START DATASET CONTENT

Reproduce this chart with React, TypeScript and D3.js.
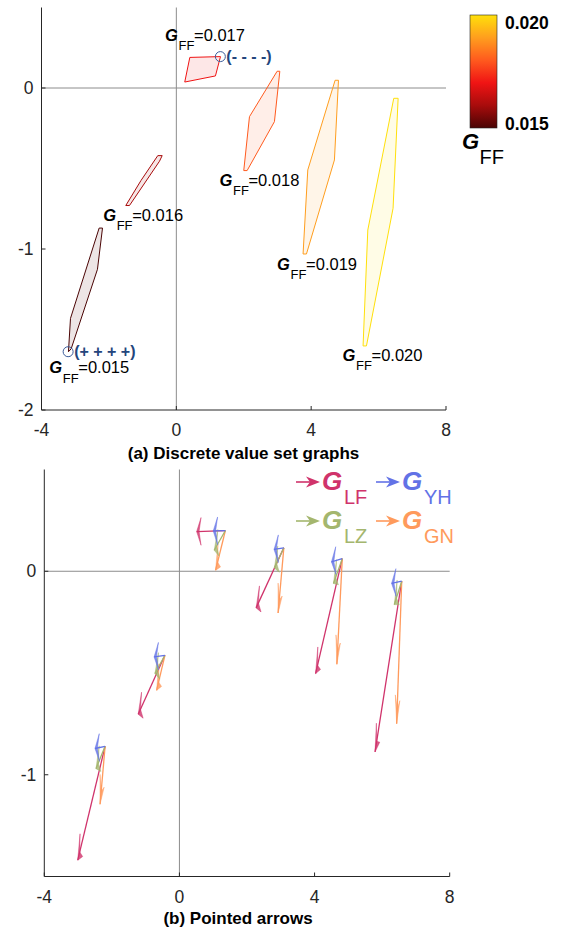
import React from 'react';
import * as d3 from 'd3';

// ---------- data ----------
const gffValues = [0.015, 0.016, 0.017, 0.018, 0.019, 0.02];
const gffLabels = ['0.015', '0.016', '0.017', '0.018', '0.019', '0.020'];

// polygon vertices, top panel (data units)
const polyX = [
  [-2.29, -2.19, -2.34, -3.12, -3.2, -3.14],
  [-0.55, -0.42, -0.5, -1.39, -1.5, -1.05],
  [0.4, 1.31, 1.16, 0.25],
  [2.99, 3.07, 2.91, 2.1, 2.0, 2.17],
  [4.71, 4.81, 4.69, 3.86, 3.76, 3.9],
  [6.45, 6.58, 6.43, 5.64, 5.54, 5.68],
];
const polyY = [
  [-0.87, -0.87, -1.126, -1.62, -1.638, -1.431],
  [-0.42, -0.42, -0.455, -0.73, -0.73, -0.575],
  [0.19, 0.195, 0.075, 0.037],
  [0.104, 0.104, -0.209, -0.513, -0.513, -0.178],
  [0.048, 0.048, -0.447, -1.031, -1.031, -0.509],
  [-0.064, -0.064, -0.747, -1.602, -1.602, -0.882],
];
// label anchors (data units)
const labelX = [-3.77, -2.17, -0.335, 1.28, 2.99, 4.93];
const labelY = [-1.772, -0.824, 0.294, -0.609, -1.13, -1.696];

// marked corners
const markX = [-3.21, 1.306];
const markY = [-1.638, 0.195];
const markText = ['(+ + + +)', '(- - - -)'];

// arrows, bottom panel
const originX = [-2.2, -0.43, 1.36, 3.09, 4.82, 6.58];
const originY = [-0.86, -0.413, 0.2, 0.115, 0.062, -0.049];
const lfTipX = [-3.01, -1.22, 0.51, 2.27, 4.03, 5.79];
const lfTipY = [-1.42, -0.703, 0.195, -0.18, -0.503, -0.888];
const yhTipX = [-2.5, -0.75, 1.0, 2.8, 4.5, 6.28];
const yhTipY = [-0.871, -0.421, 0.198, 0.107, 0.046, -0.06];
const lzTipX = [-2.47, -0.725, 1.03, 2.81, 4.56, 6.36];
const lzTipY = [-0.97, -0.503, 0.103, 0.016, -0.06, -0.164];
const gnTipX = [-2.35, -0.675, 1.07, 2.92, 4.66, 6.43];
const gnTipY = [-1.145, -0.585, 0.005, -0.205, -0.457, -0.749];

const seriesNames = ['LF', 'YH', 'LZ', 'GN'];
const seriesColors = ['#d0336b', '#6272e6', '#a4b66e', '#ff9a5c'];

const xTicks = [-4, 0, 4, 8];
const yTicksTop = [-2, -1, 0];
const yTicksBottom = [-1, 0];

// colormap for G_FF
const cmapStops = [0.015, 0.016, 0.017, 0.018, 0.019, 0.02];
const cmapColors = ['#4a0404', '#a80c0c', '#f01414', '#ff5a1e', '#ff9e1e', '#ffe00a'];

// ---------- layout ----------
const FONT = 'Liberation Sans, Arial, Helvetica, sans-serif';
const AX = '#262626';
const GRID = '#8c8c8c';

const xTop = d3.scaleLinear().domain([-4, 8]).range([41.5, 446]);
const yTop = d3.scaleLinear().domain([-2, 0.5]).range([410, 7.5]);
const xBot = d3.scaleLinear().domain([-4, 8]).range([44.3, 449.7]);
const yBot = d3.scaleLinear().domain([-1.5, 0.5]).range([876.5, 469.5]);

const cmap = d3.scaleLinear<string>().domain(cmapStops).range(cmapColors);

function headPath(x0: number, y0: number, x1: number, y1: number) {
  const dx = x1 - x0, dy = y1 - y0;
  const len = Math.hypot(dx, dy);
  const ux = dx / len, uy = dy / len;
  const nx = -uy, ny = ux;
  const L = 0.13, W = 0.068;
  const pts: [number, number][] = [
    [x1, y1],
    [x1 - L * ux + W * nx, y1 - L * uy + W * ny],
    [x1 - 0.55 * L * ux, y1 - 0.55 * L * uy],
    [x1 - L * ux - W * nx, y1 - L * uy - W * ny],
  ];
  return (d3.line()(pts.map(([a, b]) => [xBot(a), yBot(b)])) || '') + 'Z';
}

function Axes({ xs, ys, yTicks }: any) {
  const [x0, x1] = xs.range();
  const [yb, yt] = ys.range();
  return (
    <g>
      <line x1={xs(0)} x2={xs(0)} y1={yt} y2={yb} stroke={GRID} strokeWidth={1} />
      <line x1={x0} x2={x1} y1={ys(0)} y2={ys(0)} stroke={GRID} strokeWidth={1} />
      <line x1={x0} x2={x0} y1={yt} y2={yb} stroke={AX} strokeWidth={1} />
      <line x1={x0} x2={x1} y1={yb} y2={yb} stroke={AX} strokeWidth={1} />
      {xTicks.map((t) => (
        <g key={'x' + t}>
          <line x1={xs(t)} x2={xs(t)} y1={yb} y2={yb - 4} stroke={AX} />
          <text x={xs(t)} y={yb + 26} textAnchor="middle" fontSize={17.5} fill={AX} fontFamily={FONT}>
            {t}
          </text>
        </g>
      ))}
      {yTicks.map((t: number) => (
        <g key={'y' + t}>
          <line x1={x0} x2={x0 + 4} y1={ys(t)} y2={ys(t)} stroke={AX} />
          <text x={x0 - 8} y={ys(t) + 6} textAnchor="end" fontSize={17.5} fill={AX} fontFamily={FONT}>
            {t}
          </text>
        </g>
      ))}
    </g>
  );
}

function GLabel({ x, y, sub, value, size, subSize, subDx, subDy, valDx, color }: any) {
  return (
    <g fontFamily={FONT} fill={color}>
      <text x={x} y={y} fontSize={size} fontWeight="bold" fontStyle="italic">G</text>
      <text x={x + subDx} y={y + subDy} fontSize={subSize}>{sub}</text>
      {value != null && (
        <text x={x + valDx} y={y} fontSize={size}>{value}</text>
      )}
    </g>
  );
}

export default function App() {
  const tips = [
    [lfTipX, lfTipY],
    [yhTipX, yhTipY],
    [lzTipX, lzTipY],
    [gnTipX, gnTipY],
  ];
  const drawOrder = [0, 3, 2, 1];
  const legendPos = [
    [296, 482],
    [376, 482],
    [296, 521],
    [376, 521],
  ];
  return (
    <svg width={565} height={933} style={{ position: 'absolute', left: 0, top: 0, background: '#fff' }}>
      <defs>
        <linearGradient id="cbar" x1="0" y1="1" x2="0" y2="0">
          {cmapStops.map((s, i) => (
            <stop key={i} offset={(s - 0.015) / 0.005} stopColor={cmapColors[i]} />
          ))}
        </linearGradient>
      </defs>

      {/* ---------- panel (a) ---------- */}
      <Axes xs={xTop} ys={yTop} yTicks={yTicksTop} />
      {gffValues.map((g, i) => {
        const pts = polyX[i].map((x, j) => [xTop(x), yTop(polyY[i][j])] as [number, number]);
        const c = cmap(g);
        return (
          <path key={'p' + i} d={(d3.line()(pts) || '') + 'Z'} fill={c} fillOpacity={0.1}
            stroke={c} strokeWidth={1} strokeLinejoin="round" />
        );
      })}
      {gffValues.map((g, i) => (
        <GLabel key={'l' + i} x={xTop(labelX[i])} y={yTop(labelY[i])} sub="FF" value={'=' + gffLabels[i]}
          size={16.5} subSize={13} subDx={13.5} subDy={9.3} valDx={29} color="#000" />
      ))}
      {markX.map((mx, i) => (
        <g key={'m' + i}>
          <circle cx={xTop(mx)} cy={yTop(markY[i])} r={5} fill="none" stroke="#3b5c9a" strokeWidth={1} />
          <text x={xTop(mx) + 6} y={yTop(markY[i]) + 5} fontSize={16} fontWeight="bold" fill="#24457c"
            fontFamily={FONT}>
            {markText[i]}
          </text>
        </g>
      ))}

      {/* colorbar */}
      <rect x={470} y={15} width={27} height={113} fill="url(#cbar)" stroke={AX} strokeWidth={0.6} />
      <text x={505} y={28.5} fontSize={17.5} fontWeight="bold" fill="#000" fontFamily={FONT}>0.020</text>
      <text x={505} y={129.5} fontSize={17.5} fontWeight="bold" fill="#000" fontFamily={FONT}>0.015</text>
      <GLabel x={462} y={149} sub="FF" size={22} subSize={20} subDx={17.5} subDy={15} color="#000" />

      <text x={243.5} y={459} textAnchor="middle" fontSize={17} fontWeight="bold" fill="#000" fontFamily={FONT}>
        (a) Discrete value set graphs
      </text>

      {/* ---------- panel (b) ---------- */}
      <Axes xs={xBot} ys={yBot} yTicks={yTicksBottom} />
      {originX.map((ox, i) =>
        drawOrder.map((s) => {
          const tx = tips[s][0][i];
          const ty = tips[s][1][i];
          const oy = originY[i];
          return (
            <g key={'a' + i + s}>
              <line x1={xBot(ox)} y1={yBot(oy)} x2={xBot(tx)} y2={yBot(ty)} stroke={seriesColors[s]}
                strokeWidth={1.3} />
              <path d={headPath(ox, oy, tx, ty)} fill={seriesColors[s]} fillOpacity={0.8}
                stroke={seriesColors[s]} strokeOpacity={0.6} strokeWidth={0.8} />
            </g>
          );
        })
      )}

      {/* legend */}
      {seriesNames.map((n, s) => {
        const [lx, ly] = legendPos[s];
        const c = seriesColors[s];
        return (
          <g key={'lg' + s}>
            <line x1={lx} x2={lx + 20} y1={ly} y2={ly} stroke={c} strokeWidth={1.6} />
            <path d={`M${lx + 24},${ly} L${lx + 10},${ly - 5.5} L${lx + 14},${ly} L${lx + 10},${ly + 5.5} Z`}
              fill={c} />
            <GLabel x={lx + 26} y={ly + 8} sub={n} size={26} subSize={20} subDx={22} subDy={13.5} color={c} />
          </g>
        );
      })}

      <text x={238} y={924} textAnchor="middle" fontSize={17} fontWeight="bold" fill="#000" fontFamily={FONT}>
        (b) Pointed arrows
      </text>
    </svg>
  );
}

END DATASET CONTENT

Print, exactly as written, the lines above from the first one to the one containing "const markText = ['(+ + + +)', '(- - - -)'];". Leave out pictures.

EXERCISE SOLUTION
Reproduce this chart with React, TypeScript and D3.js.
import React from 'react';
import * as d3 from 'd3';

// ---------- data ----------
const gffValues = [0.015, 0.016, 0.017, 0.018, 0.019, 0.02];
const gffLabels = ['0.015', '0.016', '0.017', '0.018', '0.019', '0.020'];

// polygon vertices, top panel (data units)
const polyX = [
  [-2.29, -2.19, -2.34, -3.12, -3.2, -3.14],
  [-0.55, -0.42, -0.5, -1.39, -1.5, -1.05],
  [0.4, 1.31, 1.16, 0.25],
  [2.99, 3.07, 2.91, 2.1, 2.0, 2.17],
  [4.71, 4.81, 4.69, 3.86, 3.76, 3.9],
  [6.45, 6.58, 6.43, 5.64, 5.54, 5.68],
];
const polyY = [
  [-0.87, -0.87, -1.126, -1.62, -1.638, -1.431],
  [-0.42, -0.42, -0.455, -0.73, -0.73, -0.575],
  [0.19, 0.195, 0.075, 0.037],
  [0.104, 0.104, -0.209, -0.513, -0.513, -0.178],
  [0.048, 0.048, -0.447, -1.031, -1.031, -0.509],
  [-0.064, -0.064, -0.747, -1.602, -1.602, -0.882],
];
// label anchors (data units)
const labelX = [-3.77, -2.17, -0.335, 1.28, 2.99, 4.93];
const labelY = [-1.772, -0.824, 0.294, -0.609, -1.13, -1.696];

// marked corners
const markX = [-3.21, 1.306];
const markY = [-1.638, 0.195];
const markText = ['(+ + + +)', '(- - - -)'];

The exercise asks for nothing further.